Secondly, I find it hard to let go. Now, I don’t mean that in the psycho ex kind of way. What I mean by that is I am someone who is very keen (to put it nicely) on getting to the bottom of things and I usually don’t rest until I do.
Lastly, I expect people to go out of their way for me – I know, this is starting to sound bad. But hear me out before you judge: the only reason I would expect that from anyone is because I’d be willing to do the same for them – see, I’m not that crazy after all!
So in a way, I understand why someone would translate those things into me being a hopeless romantic – even though I disagree – there could be some truth in it. I guess it all comes down to what you actually define as a ‘hopeless romantic.’
Is it someone who is simply in love with the idea of being in love? (definitely not me) or someone who’s always open-minded about the next relationship even though the previous one went disastrously? (again, not me!)
I think it goes a lot deeper than that.
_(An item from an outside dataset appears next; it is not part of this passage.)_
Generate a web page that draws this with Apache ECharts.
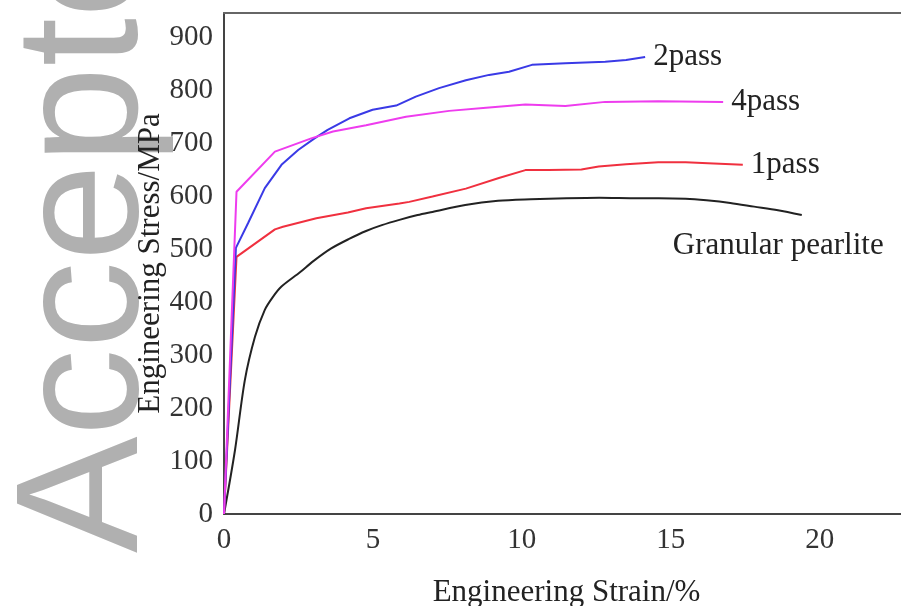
<!DOCTYPE html>
<html>
<head>
<meta charset="utf-8">
<script src="https://cdn.jsdelivr.net/npm/echarts@6/dist/echarts.min.js"></script>
<style>
html,body{margin:0;padding:0;background:#fff;}
#chart{width:901px;height:606px;}
</style>
</head>
<body>
<div id="chart"></div>
<script>
// ---- data ----
var xTicks = [0, 5, 10, 15, 20];
var yTicks = [0, 100, 200, 300, 400, 500, 600, 700, 800, 900];

var seriesNames = ['2pass', '4pass', '1pass', 'Granular pearlite'];

var strain2pass = [0, 0.4, 0.81, 1.37, 1.93, 2.49, 3.04, 3.48, 4.21, 4.99, 5.78, 6.44, 7.22, 8.12, 8.9, 9.57, 10.34, 11.46, 12.8, 13.5, 14.14];
var stress2pass = [0, 503, 550, 616, 660, 688, 710, 726, 748, 764, 772, 789, 805, 820, 830, 836, 849, 852, 855, 858, 864];

var strain4pass = [0, 0.42, 1.71, 2.93, 3.66, 4.77, 6.11, 7.56, 8.8, 10.12, 11.46, 12.8, 14.58, 16.76];
var stress4pass = [0, 609, 685, 710, 723, 735, 751, 762, 768, 774, 771, 779, 780, 779];

var strain1pass = [0, 0.42, 1.71, 1.98, 3.1, 4.16, 4.77, 5.89, 6.22, 7.0, 8.12, 9.23, 10.12, 10.9, 12.0, 12.58, 13.5, 14.58, 15.5, 16.25, 17.42];
var stress1pass = [0, 486, 538, 543, 559, 570, 578, 587, 590, 600, 615, 635, 650, 650, 651, 657, 661, 665, 665, 663, 660];

var strainGP = [0, 0.37, 0.7, 1.04, 1.37, 1.65, 1.93, 2.55, 3.0, 3.6, 4.2, 4.77, 5.3, 5.89, 6.5, 7.0, 8.1, 9.2, 10.3, 11.5, 12.6, 13.9, 14.6, 15.5, 16.2, 17.0, 17.8, 18.6, 19.4];
var stressGP = [0, 121, 253, 335, 386, 411, 430, 457, 478, 502, 520, 535, 546, 556, 565, 571, 584, 592, 595, 597, 598, 597, 597, 596, 593, 588, 581, 574, 565];

function zip(xs, ys) { return xs.map(function (x, i) { return [x, ys[i]]; }); }

var serif = '"Liberation Serif", "Times New Roman", serif';
var chart = echarts.init(document.getElementById('chart'), null, { renderer: 'canvas' });

function lineSeries(name, xs, ys, color, smooth, labelOffset) {
  return {
    name: name,
    type: 'line',
    xAxisIndex: 0,
    data: zip(xs, ys),
    showSymbol: false,
    symbol: 'none',
    smooth: smooth,
    lineStyle: { color: color, width: 2 },
    itemStyle: { color: color },
    z: 3,
    endLabel: {
      show: true,
      formatter: '{a}',
      color: '#222',
      fontFamily: serif,
      fontSize: 31,
      distance: 8,
      offset: labelOffset
    },
    animation: false
  };
}

var option = {
  backgroundColor: '#fff',
  animation: false,
  graphic: {
    elements: [{
      type: 'text',
      x: 89,
      y: 553,
      rotation: Math.PI / 2,
      z: -1,
      silent: true,
      style: {
        text: 'Accepted',
        fill: '#b0b0b0',
        font: '175px "Liberation Sans", Arial, sans-serif',
        textAlign: 'left',
        textVerticalAlign: 'middle'
      }
    }]
  },
  grid: {
    left: 224, top: 13, right: -8, bottom: 92,
    outerBoundsMode: 'none',
    containLabel: false,
    show: false
  },
  xAxis: [{
    type: 'value', min: 0, max: 23, interval: 5,
    name: 'Engineering Strain/%',
    nameLocation: 'middle', nameGap: 63, nameMoveOverlap: false,
    nameTextStyle: { fontFamily: serif, fontSize: 31, color: '#222' },
    axisLine: { show: true, onZero: false, lineStyle: { color: '#444', width: 2 } },
    axisTick: { show: false },
    splitLine: { show: false },
    axisLabel: {
      fontFamily: serif, fontSize: 29, color: '#333', margin: 12,
      formatter: function (v) { return xTicks.indexOf(v) >= 0 ? String(v) : ''; }
    }
  }, {
    type: 'value', min: 0, max: 23, position: 'top',
    axisLine: { show: true, onZero: false, lineStyle: { color: '#666', width: 2 } },
    axisTick: { show: false },
    axisLabel: { show: false },
    splitLine: { show: false }
  }],
  yAxis: {
    type: 'value', min: 0, max: 947, interval: 100,
    name: 'Engineering Stress/MPa',
    nameLocation: 'middle', nameGap: 58, nameMoveOverlap: false,
    nameTextStyle: { fontFamily: serif, fontSize: 31, color: '#222' },
    axisLine: { show: true, onZero: false, lineStyle: { color: '#444', width: 2 } },
    axisTick: { show: false },
    splitLine: { show: false },
    axisLabel: {
      fontFamily: serif, fontSize: 29, color: '#333', margin: 11,
      formatter: function (v) { return yTicks.indexOf(v) >= 0 ? String(v) : ''; }
    }
  },
  series: [
    lineSeries(seriesNames[3], strainGP, stressGP, '#222222', 0.3, [-137, 31]),
    lineSeries(seriesNames[2], strain1pass, stress1pass, '#f0303f', false, [0, 0]),
    lineSeries(seriesNames[0], strain2pass, stress2pass, '#3a3ae6', false, [0, 0]),
    lineSeries(seriesNames[1], strain4pass, stress4pass, '#ee3cee', false, [0, 0])
  ]
};
chart.setOption(option);
</script>
</body>
</html>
For me, it is a combination of different attitudes and behaviours that make someone a hopeless romantic, not just one or two things.
And if you tick more than just a few of these boxes, then you’re probably not far off from being one yourself:
1. You expect grand gestures: After a fight, you expect to see the words ‘I’m sorry’ written in the sky (but a bouquet of flowers followed by a beautifully wrapped gift as an apology is a close second).
2. You compare your relationship to Allie and Noah: For some reason, you think your love life is comparable to the bickering love birds in The Notebook.
3. You’re in love with the idea of being in love: You admire teens who think they’re in love, you reminisce on the days when YOU were in love and you just adore couples who have been together for years.
4. You strongly believe that PDA: In your eyes, it isn’t official until you’ve practiced PDA regularly.
5. There isn’t a single romcom you haven’t watched: Your capacity for watching romantic comedies is beyond human, can you even think of a romcom you haven’t seen?
6. You think the Eiffel tower and Big Ben make a perfect couple: The more you think of it, the more it makes sense – right?
7. You fantasise about being in a long term relationship with your crush: Sometimes you get more joy in daydreaming about being with your crush than actually spending time in your waking life – sad, but true.
8. You know every single word to ‘I will always love you’ – backwards: This is pretty much says it all.
9. You believe in ‘The One’: Although there is no evidence of it in the present, you feel strangely positive about you and your friends ending up with that perfect somebody.
10. More thought has gone into your wedding day than your career: At this stage, you probably won’t even need a wedding planner for your big day. You’ve been dreaming about being a blushing bride since the day you could pick out your favourite dress.
Have you ever been called a hopeless romantic? If so, I’d love to hear why!